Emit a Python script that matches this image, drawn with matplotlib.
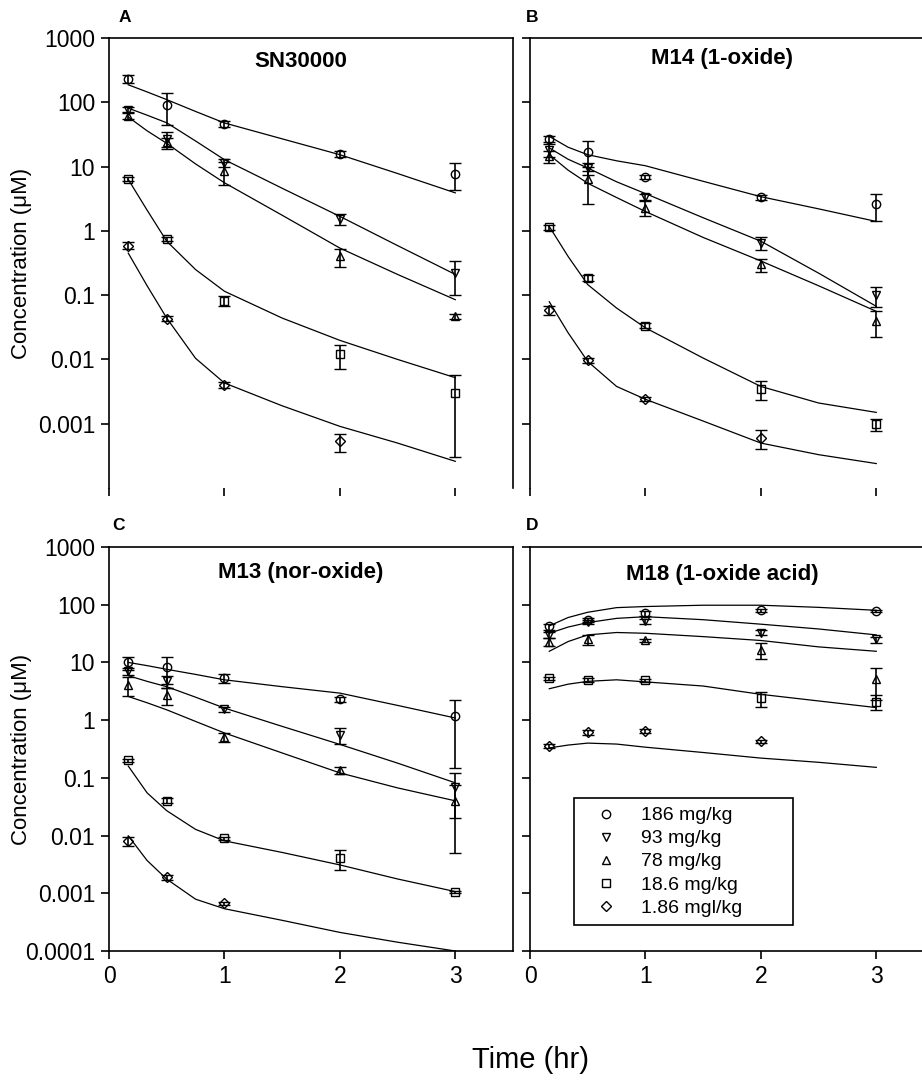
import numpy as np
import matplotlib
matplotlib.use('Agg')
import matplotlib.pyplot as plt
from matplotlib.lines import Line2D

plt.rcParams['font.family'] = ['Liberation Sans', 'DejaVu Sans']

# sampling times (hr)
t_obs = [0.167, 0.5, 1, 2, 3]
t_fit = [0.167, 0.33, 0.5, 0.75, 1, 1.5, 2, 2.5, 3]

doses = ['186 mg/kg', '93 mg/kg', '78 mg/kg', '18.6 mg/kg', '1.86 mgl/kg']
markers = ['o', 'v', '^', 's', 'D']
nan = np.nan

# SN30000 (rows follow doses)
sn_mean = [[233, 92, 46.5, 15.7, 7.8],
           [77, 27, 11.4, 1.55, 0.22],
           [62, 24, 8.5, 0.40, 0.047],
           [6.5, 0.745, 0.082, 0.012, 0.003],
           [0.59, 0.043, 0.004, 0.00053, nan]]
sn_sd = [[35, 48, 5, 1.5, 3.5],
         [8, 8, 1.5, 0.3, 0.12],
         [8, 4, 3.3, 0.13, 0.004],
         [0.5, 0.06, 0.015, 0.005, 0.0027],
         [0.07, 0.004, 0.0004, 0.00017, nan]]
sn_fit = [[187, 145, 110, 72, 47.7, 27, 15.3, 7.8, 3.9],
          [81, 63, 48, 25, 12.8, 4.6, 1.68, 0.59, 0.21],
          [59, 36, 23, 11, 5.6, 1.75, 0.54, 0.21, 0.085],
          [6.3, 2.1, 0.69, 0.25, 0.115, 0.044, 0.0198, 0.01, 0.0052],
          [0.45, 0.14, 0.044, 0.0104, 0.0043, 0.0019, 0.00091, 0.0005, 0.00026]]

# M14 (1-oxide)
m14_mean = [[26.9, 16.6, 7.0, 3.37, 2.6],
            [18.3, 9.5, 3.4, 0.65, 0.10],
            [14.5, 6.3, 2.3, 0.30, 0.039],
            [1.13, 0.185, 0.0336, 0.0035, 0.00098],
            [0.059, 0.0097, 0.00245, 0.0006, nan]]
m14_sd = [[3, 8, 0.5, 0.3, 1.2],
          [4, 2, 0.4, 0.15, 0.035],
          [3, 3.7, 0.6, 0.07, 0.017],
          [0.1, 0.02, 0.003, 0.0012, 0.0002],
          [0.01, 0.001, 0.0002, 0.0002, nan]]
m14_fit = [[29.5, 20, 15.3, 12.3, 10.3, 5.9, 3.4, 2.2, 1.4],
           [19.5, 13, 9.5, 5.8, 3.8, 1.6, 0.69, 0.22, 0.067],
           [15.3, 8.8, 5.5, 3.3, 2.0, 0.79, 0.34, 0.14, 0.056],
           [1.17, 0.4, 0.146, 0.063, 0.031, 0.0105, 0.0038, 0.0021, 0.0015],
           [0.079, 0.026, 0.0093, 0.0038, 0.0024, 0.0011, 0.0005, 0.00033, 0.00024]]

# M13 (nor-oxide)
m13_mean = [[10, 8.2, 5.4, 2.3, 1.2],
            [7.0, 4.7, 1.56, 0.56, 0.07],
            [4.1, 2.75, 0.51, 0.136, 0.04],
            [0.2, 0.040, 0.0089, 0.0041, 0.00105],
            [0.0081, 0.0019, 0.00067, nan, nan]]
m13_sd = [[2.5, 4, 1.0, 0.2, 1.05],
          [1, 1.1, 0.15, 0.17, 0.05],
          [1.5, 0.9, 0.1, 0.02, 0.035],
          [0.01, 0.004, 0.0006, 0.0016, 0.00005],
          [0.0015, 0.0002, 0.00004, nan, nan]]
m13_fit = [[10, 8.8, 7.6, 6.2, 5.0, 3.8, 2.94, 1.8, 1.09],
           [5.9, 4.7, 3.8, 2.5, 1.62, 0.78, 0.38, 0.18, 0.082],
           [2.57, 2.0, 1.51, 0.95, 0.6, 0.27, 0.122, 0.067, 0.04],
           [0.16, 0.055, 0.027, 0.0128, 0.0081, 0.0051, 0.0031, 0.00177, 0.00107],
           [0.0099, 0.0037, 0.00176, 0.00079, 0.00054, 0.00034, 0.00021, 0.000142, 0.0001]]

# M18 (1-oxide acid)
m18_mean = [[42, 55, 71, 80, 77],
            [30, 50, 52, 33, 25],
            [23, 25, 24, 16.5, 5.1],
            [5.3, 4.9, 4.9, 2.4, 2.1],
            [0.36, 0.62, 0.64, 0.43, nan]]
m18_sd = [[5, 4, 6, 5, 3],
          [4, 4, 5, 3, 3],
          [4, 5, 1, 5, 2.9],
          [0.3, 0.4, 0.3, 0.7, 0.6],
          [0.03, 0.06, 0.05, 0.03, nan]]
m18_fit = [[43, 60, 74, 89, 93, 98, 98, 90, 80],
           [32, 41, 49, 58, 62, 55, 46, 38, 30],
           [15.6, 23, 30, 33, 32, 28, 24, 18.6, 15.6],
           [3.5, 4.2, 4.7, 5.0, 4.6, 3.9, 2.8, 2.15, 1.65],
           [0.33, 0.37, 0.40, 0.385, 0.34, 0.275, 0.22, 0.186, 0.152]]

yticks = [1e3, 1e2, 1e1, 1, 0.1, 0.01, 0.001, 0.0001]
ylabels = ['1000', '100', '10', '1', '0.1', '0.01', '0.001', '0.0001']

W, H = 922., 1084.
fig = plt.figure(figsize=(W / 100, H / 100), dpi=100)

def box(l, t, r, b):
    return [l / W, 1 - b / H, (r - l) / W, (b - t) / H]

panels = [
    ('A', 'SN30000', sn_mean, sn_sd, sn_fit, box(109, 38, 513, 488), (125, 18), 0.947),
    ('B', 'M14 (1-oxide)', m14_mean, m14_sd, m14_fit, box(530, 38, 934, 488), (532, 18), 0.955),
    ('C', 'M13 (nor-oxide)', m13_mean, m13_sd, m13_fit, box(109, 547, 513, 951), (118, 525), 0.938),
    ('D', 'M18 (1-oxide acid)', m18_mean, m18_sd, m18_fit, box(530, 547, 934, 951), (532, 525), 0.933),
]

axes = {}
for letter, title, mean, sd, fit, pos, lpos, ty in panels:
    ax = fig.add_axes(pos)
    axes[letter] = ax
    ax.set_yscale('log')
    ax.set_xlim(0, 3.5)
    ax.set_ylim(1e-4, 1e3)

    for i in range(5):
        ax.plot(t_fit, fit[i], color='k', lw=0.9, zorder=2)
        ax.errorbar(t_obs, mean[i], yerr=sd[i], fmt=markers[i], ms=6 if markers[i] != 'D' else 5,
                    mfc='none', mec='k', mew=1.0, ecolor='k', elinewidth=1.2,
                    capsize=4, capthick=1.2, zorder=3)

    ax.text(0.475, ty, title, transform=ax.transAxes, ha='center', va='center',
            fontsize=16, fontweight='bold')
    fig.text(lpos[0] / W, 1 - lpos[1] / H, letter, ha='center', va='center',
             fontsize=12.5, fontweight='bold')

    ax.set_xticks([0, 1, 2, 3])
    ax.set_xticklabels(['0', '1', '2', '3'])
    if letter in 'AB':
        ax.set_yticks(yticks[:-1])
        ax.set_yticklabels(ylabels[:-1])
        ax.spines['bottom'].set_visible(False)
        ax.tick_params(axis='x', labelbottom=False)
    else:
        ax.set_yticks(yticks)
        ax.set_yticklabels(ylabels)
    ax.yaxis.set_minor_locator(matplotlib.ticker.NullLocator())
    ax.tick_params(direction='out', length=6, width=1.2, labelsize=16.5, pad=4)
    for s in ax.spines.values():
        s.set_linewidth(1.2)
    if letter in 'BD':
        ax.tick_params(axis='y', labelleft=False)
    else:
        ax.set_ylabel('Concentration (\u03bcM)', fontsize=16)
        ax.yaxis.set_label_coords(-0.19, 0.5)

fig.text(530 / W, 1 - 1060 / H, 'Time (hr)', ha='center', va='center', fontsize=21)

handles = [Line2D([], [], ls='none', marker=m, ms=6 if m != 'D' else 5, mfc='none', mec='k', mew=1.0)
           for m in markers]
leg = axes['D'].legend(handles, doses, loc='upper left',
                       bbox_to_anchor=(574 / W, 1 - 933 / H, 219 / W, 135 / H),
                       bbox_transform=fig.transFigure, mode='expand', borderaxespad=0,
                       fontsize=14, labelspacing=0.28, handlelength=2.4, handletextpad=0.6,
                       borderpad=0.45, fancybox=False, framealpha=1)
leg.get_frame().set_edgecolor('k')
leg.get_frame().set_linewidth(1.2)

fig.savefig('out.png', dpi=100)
########################################
Your task.
Repeat exactly and only the lines from the start of the data above through the line that holds "nan = np.nan", inclusive. Pictures do not belong in the copy.

Response to this task.
Emit a Python script that matches this image, drawn with matplotlib.
import numpy as np
import matplotlib
matplotlib.use('Agg')
import matplotlib.pyplot as plt
from matplotlib.lines import Line2D

plt.rcParams['font.family'] = ['Liberation Sans', 'DejaVu Sans']

# sampling times (hr)
t_obs = [0.167, 0.5, 1, 2, 3]
t_fit = [0.167, 0.33, 0.5, 0.75, 1, 1.5, 2, 2.5, 3]

doses = ['186 mg/kg', '93 mg/kg', '78 mg/kg', '18.6 mg/kg', '1.86 mgl/kg']
markers = ['o', 'v', '^', 's', 'D']
nan = np.nan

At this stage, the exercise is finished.